Well, yes. It sounds like you've done your scheduling and coordination jobs so well that that you have no need to perform those tasks during execution; you're just there because politically you're required to be there.

If you genuinely feel at loose ends, and you don't want to rock the political boat by not attending these after-hours sessions, then you might want to consider some practical alternatives. For example:

  1. If you have a technical bent, get some hands-on involvement. As long as you're contributing constructively, rather than getting in someone's way, it's a nice way to keep up your technical skills and let the technical folks know you consider yourself an integral part of the team.
  2. Focus on project management artifacts related to the after-hours work. Generating reports, measuring deviations from planned effort for individual tasks, predicting man-hours or other resources for similar work in the future, or simply gathering metrics on the work itself may all be useful tasks that fall squarely into the project management domain.

Perception Matters

Anytime you ask engineers to go above and beyond, it's politically and socially necessary for them to feel that management has skin in the game, too. There's nothing more demoralizing than mandatory overtime when management is knocking off early for a golf game.

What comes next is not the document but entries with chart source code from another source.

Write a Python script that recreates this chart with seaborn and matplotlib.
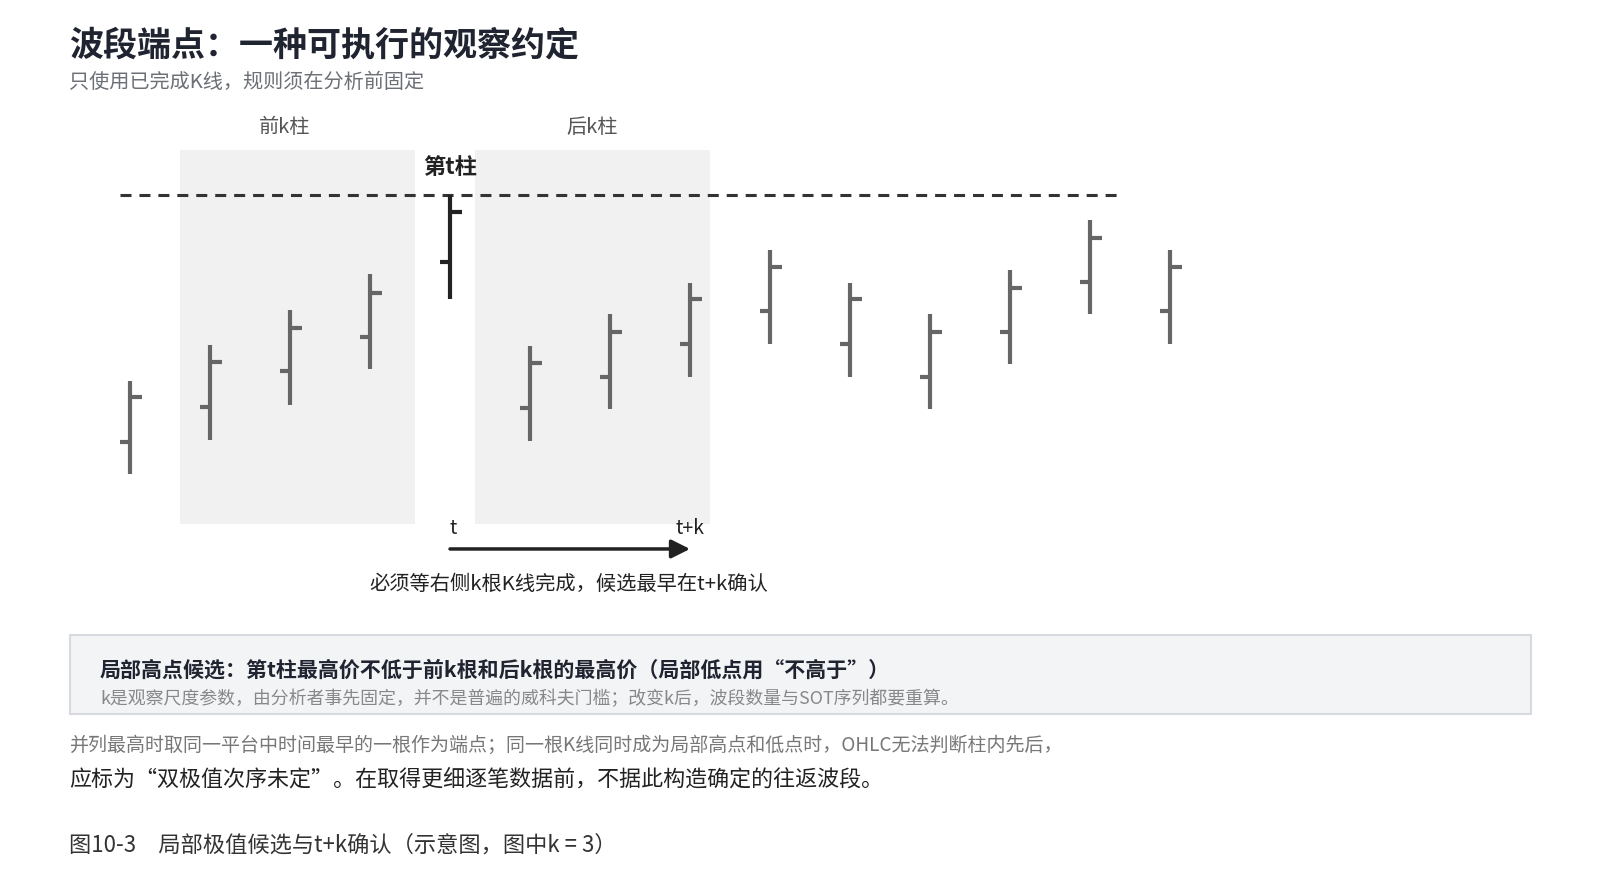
import numpy as np
import pandas as pd
import matplotlib.pyplot as plt
import seaborn as sns
from matplotlib.patches import Rectangle, FancyBboxPatch

# bar data (schematic price units), t bar is index 4, k = 3
bar_idx = list(range(14))
bar_high = [14.7, 18.2, 21.6, 25.1, 32.9, 18.1, 21.2, 24.3, 27.5, 24.3, 21.2, 25.5, 30.4, 27.5]
bar_low = [5.5, 8.9, 12.3, 15.8, 22.7, 8.8, 11.9, 15.1, 18.3, 15.1, 11.9, 16.3, 21.2, 18.3]
bar_open = [8.7, 12.1, 15.6, 19.0, 26.3, 12.0, 15.1, 18.3, 21.5, 18.3, 15.1, 19.5, 24.4, 21.5]
bar_close = [13.1, 16.5, 19.9, 23.3, 31.2, 16.4, 19.5, 22.7, 25.8, 22.7, 19.5, 23.8, 28.7, 25.8]
t_index = 4
k = 3

# shaded windows (data x range) and their labels
win_labels = ['前k柱', '后k柱']
win_label_x = [1.93, 5.77]
win_start = [0.625, 4.31]
win_end = [3.5625, 7.25]
win_bottom, win_top = 0.6, 37.3

df = pd.DataFrame({'i': bar_idx, 'high': bar_high, 'low': bar_low,
                   'open': bar_open, 'close': bar_close})

sns.set_theme(style='white')
plt.rcParams['font.family'] = ['Noto Sans CJK SC', 'DejaVu Sans']

W, H = 1600, 894
fig = plt.figure(figsize=(16, 8.94), dpi=100)
ax = fig.add_axes([0, 0, 1, 1])
ax.set_xlim(-130 / 80, (W - 130) / 80)
ax.set_ylim((530.6 - H) / 10.204, 530.6 / 10.204)
ax.axis('off')


def fx(px):
    return px / W


def fy(py):
    return 1 - py / H


# windows
for lab, lx, s, e in zip(win_labels, win_label_x, win_start, win_end):
    ax.add_patch(Rectangle((s, win_bottom), e - s, win_top - win_bottom,
                           facecolor='#f1f1f1', edgecolor='none', zorder=0))
    ax.text(lx, 39.5, lab, ha='center', va='center', fontsize=14.5, color='#555555')

# dashed reference at t high
ax.hlines(bar_high[t_index], -0.125, 12.36, colors='#333333', lw=2.2,
          linestyles=(0, (3.6, 2.6)), zorder=1)

# OHLC bars
for _, r in df.iterrows():
    c = '#222222' if r['i'] == t_index else '#666666'
    ax.vlines(r['i'], r['low'], r['high'], colors=c, lw=3, zorder=3, capstyle='butt')
    ax.hlines(r['open'], r['i'] - 0.125, r['i'], colors=c, lw=3, zorder=3)
    ax.hlines(r['close'], r['i'], r['i'] + 0.15, colors=c, lw=3, zorder=3)

ax.text(t_index, 35.6, '第t柱', ha='center', va='center', fontsize=16,
        fontweight='bold', color='#222222')

# confirmation arrow
ax.annotate('', xy=(t_index + k, -1.8), xytext=(t_index, -1.8),
            arrowprops=dict(arrowstyle='-|>,head_length=0.8,head_width=0.4',
                            mutation_scale=14, color='#222222', lw=2.5,
                            shrinkA=0, shrinkB=0))
ax.text(t_index + 0.04, 0.2, 't', ha='center', va='center', fontsize=14, color='#222222')
ax.text(t_index + k, 0.2, 't+k', ha='center', va='center', fontsize=14, color='#222222')
fig.text(fx(569), fy(584), '必须等右侧k根K线完成，候选最早在t+k确认', ha='center', va='center',
         fontsize=14.6, color='#222222')

# title
fig.text(fx(69), fy(45), '波段端点：一种可执行的观察约定', ha='left', va='center',
         fontsize=24.5, fontweight='bold', color='#1f2430')
fig.text(fx(69), fy(82), '只使用已完成K线，规则须在分析前固定', ha='left', va='center',
         fontsize=14.5, color='#6b6f76')

# rule box
box = FancyBboxPatch((fx(69.5), fy(714)), fx(1531) - fx(69.5), fy(635) - fy(714),
                     boxstyle='square,pad=0', transform=fig.transFigure,
                     facecolor='#f3f4f6', edgecolor='#d7dade', lw=1.5)
fig.patches.append(box)
fig.text(fx(100), fy(670), '局部高点候选：第t柱最高价不低于前k根和后k根的最高价（局部低点用“不高于”）',
         ha='left', va='center', fontsize=15.1, fontweight='bold', color='#1f2430')
fig.text(fx(100), fy(699), 'k是观察尺度参数，由分析者事先固定，并不是普遍的威科夫门槛；改变k后，波段数量与SOT序列都要重算。',
         ha='left', va='center', fontsize=12.9, color='#888888')

fig.text(fx(69), fy(745), '并列最高时取同一平台中时间最早的一根作为端点；同一根K线同时成为局部高点和低点时，OHLC无法判断柱内先后，',
         ha='left', va='center', fontsize=13.7, color='#777777')
fig.text(fx(69), fy(780), '应标为“双极值次序未定”。在取得更细逐笔数据前，不据此构造确定的往返波段。',
         ha='left', va='center', fontsize=15.85, color='#222222')
fig.text(fx(69), fy(845), '图10-3\u3000局部极值候选与t+k确认（示意图，图中k = 3）',
         ha='left', va='center', fontsize=16, color='#333333')

fig.savefig('out.png', dpi=100)
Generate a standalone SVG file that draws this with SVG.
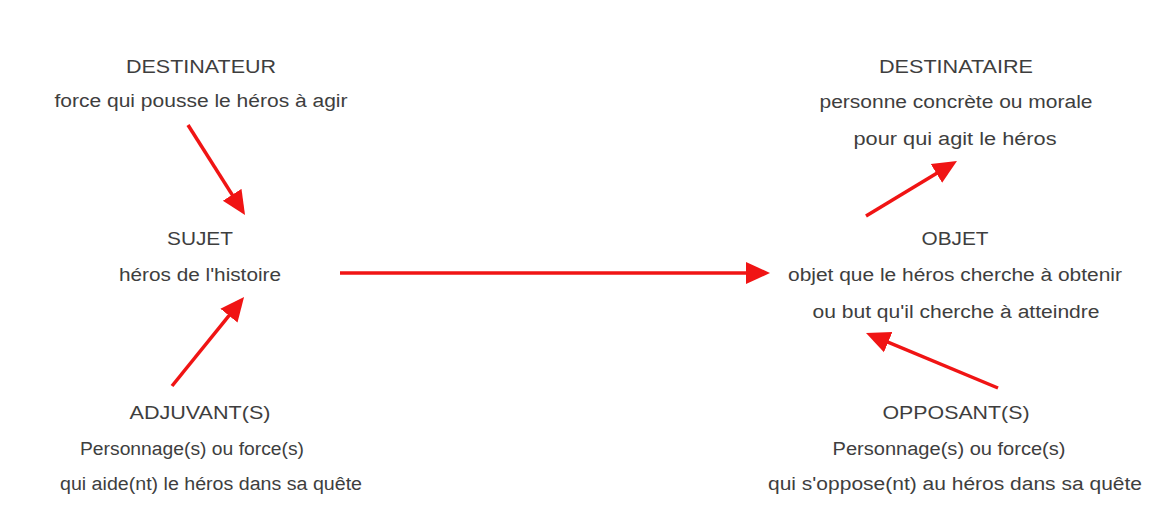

So, if the team perceives your presence as a sincere measure of your skin in the game, then that's a valuable contribution to the process all by itself.

Before you spend too much time looking for your own alternatives, one of the things you might want to do is ask the team what they think of you being there, and whether there's any additional action they need from you. If they see your presence as genuinely useful, or at least view it as sincere support, then you may not need to do anything more. If the team views your participation as unnecessary interference or as a distraction, then perhaps they can articulate ways in which you can take a more constructive role.

It's certainly worth raising this issue during your next Sprint Retrospective or other inspect-and-adapt inflection point. Sometimes just raising an issue within the team is enough to dispose of it effectively.